Postojna – The experiences of individual armies in helping to fight the Covid-19 epidemic and the strengthening of cooperation with countries in the Western Balkans were in the focus of a two-day meeting of the Central European Defence Cooperation (CEDC), an initiative chaired this year by Slovenia, that ended in Postojna on Wednesday.
Slovenian Defence Minister Matej Tonin and his Hungarian counterpart Tibor Benko expressed support for the long-term stability of the Western Balkans as they addressed the press after the meeting.
Tonin said this could be achieved with EU and NATO membership of countries in the region, while Benko said a coordinated approach to peace and stability in Western Balkans was needed.

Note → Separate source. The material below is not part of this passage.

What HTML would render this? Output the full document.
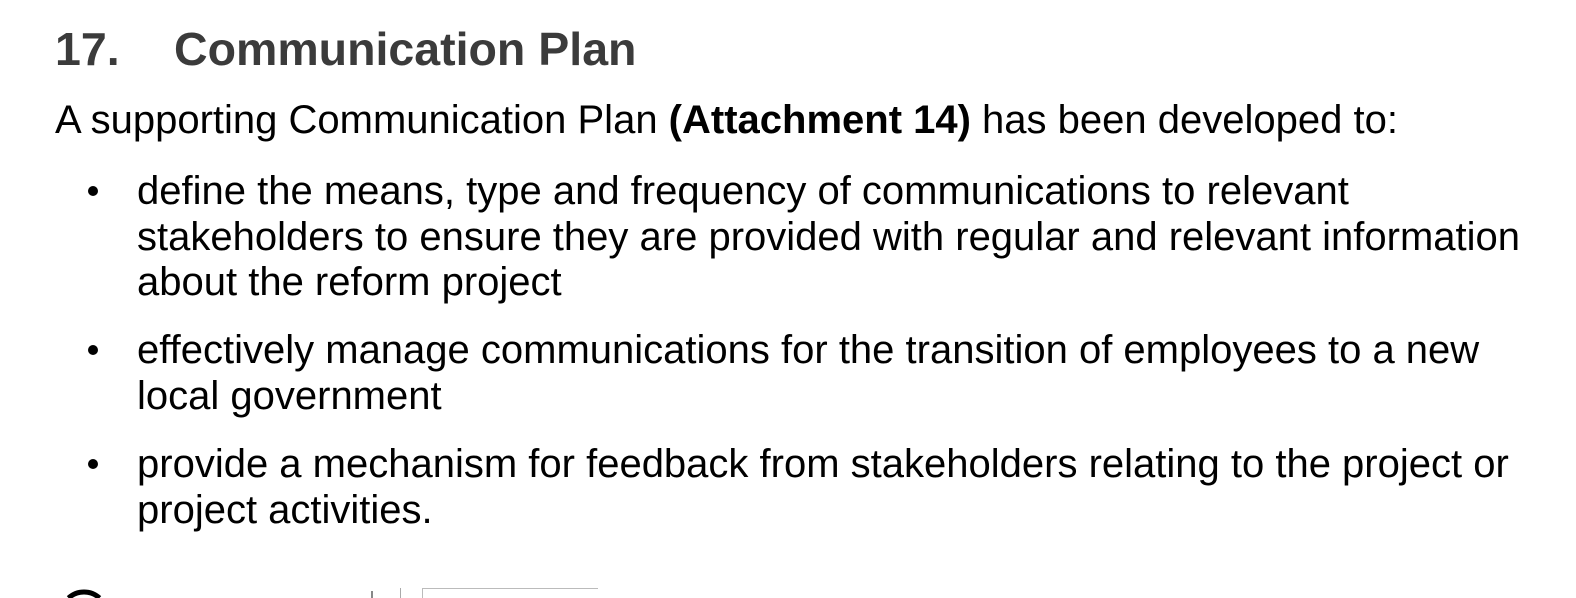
<!DOCTYPE html>
<html><head><meta charset="utf-8"><style>
html,body{margin:0;width:1576px;height:598px;overflow:hidden}
body{background:#fff;font-family:"Liberation Sans",Arial,sans-serif;color:#000;position:relative}
.t{position:absolute;white-space:nowrap;font-size:40px;line-height:40px}
h1{position:absolute;margin:0;left:55px;top:26px;font-size:46.5px;line-height:46px;color:#3b3b3b;font-weight:bold;white-space:nowrap}
.b{position:absolute;left:88px;width:10px;height:10px;border-radius:50%;background:#000}
</style></head><body>
<h1><span style="display:inline-block;width:119px">17.</span>Communication Plan</h1>
<div class="t" style="left:55px;top:100px">A supporting Communication Plan <b>(Attachment 14)</b> has been developed to:</div>
<div class="b" style="top:186px"></div>
<div class="t" style="left:137px;top:169px;line-height:45.5px">define the means, type and frequency of communications to relevant<br>stakeholders to ensure they are provided with regular and relevant information<br>about the reform project</div>
<div class="b" style="top:345px"></div>
<div class="t" style="left:137px;top:328px;line-height:45.5px">effectively manage communications for the transition of employees to a new<br>local government</div>
<div class="b" style="top:459px"></div>
<div class="t" style="left:137px;top:442px;line-height:45.5px">provide a mechanism for feedback from stakeholders relating to the project or<br>project activities.</div>
<svg style="position:absolute;left:0;top:585px;overflow:hidden" width="700" height="13">
<path d="M68.5 13 A23 23 0 0 1 99.5 13" fill="none" stroke="#000" stroke-width="5"/>
<line x1="372" y1="6" x2="372" y2="13" stroke="#888" stroke-width="2"/>
<line x1="400.5" y1="3" x2="400.5" y2="13" stroke="#aaa"/>
<path d="M422.5 13 V3.5 H598" fill="none" stroke="#bbb"/>
</svg>
</body></html>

Benko noted that NATO faced threats from the east and south, adding that all problems could be resolved in negotiations.
According to Tonin, there is support in the CEDC for concerted action by Central European countries in the EU and the common European security policy.
He said Slovenia’s priorities included civilian-military cooperation, women, peace and security, and the strengthening of regional cooperation with the Western Balkans.
Representatives of Western Balkan countries also took part in the first part of the meeting, with talks focusing in potential cooperation, the Ministry of Defence said in a press release after the event.
Tonin moreover proposed that countries jointly evaluate possible improvements in medical evacuations from international missions, the press release said, also adding that Slovenia had set up a website for the initiative which would be operated by each presiding country.
The meeting wraps up Slovenia’s chairmanship of the initiative, with Croatia taking over next year.
According to Tonin, Slovenia will pursue similar goals when it takes over the rotating presidency of the EU in the second half of 2021.
The CEDC was created in 2010 as a military collaboration format and features Austria, Croatia, the Czech Republic, Hungary, Slovenia and Slovakia.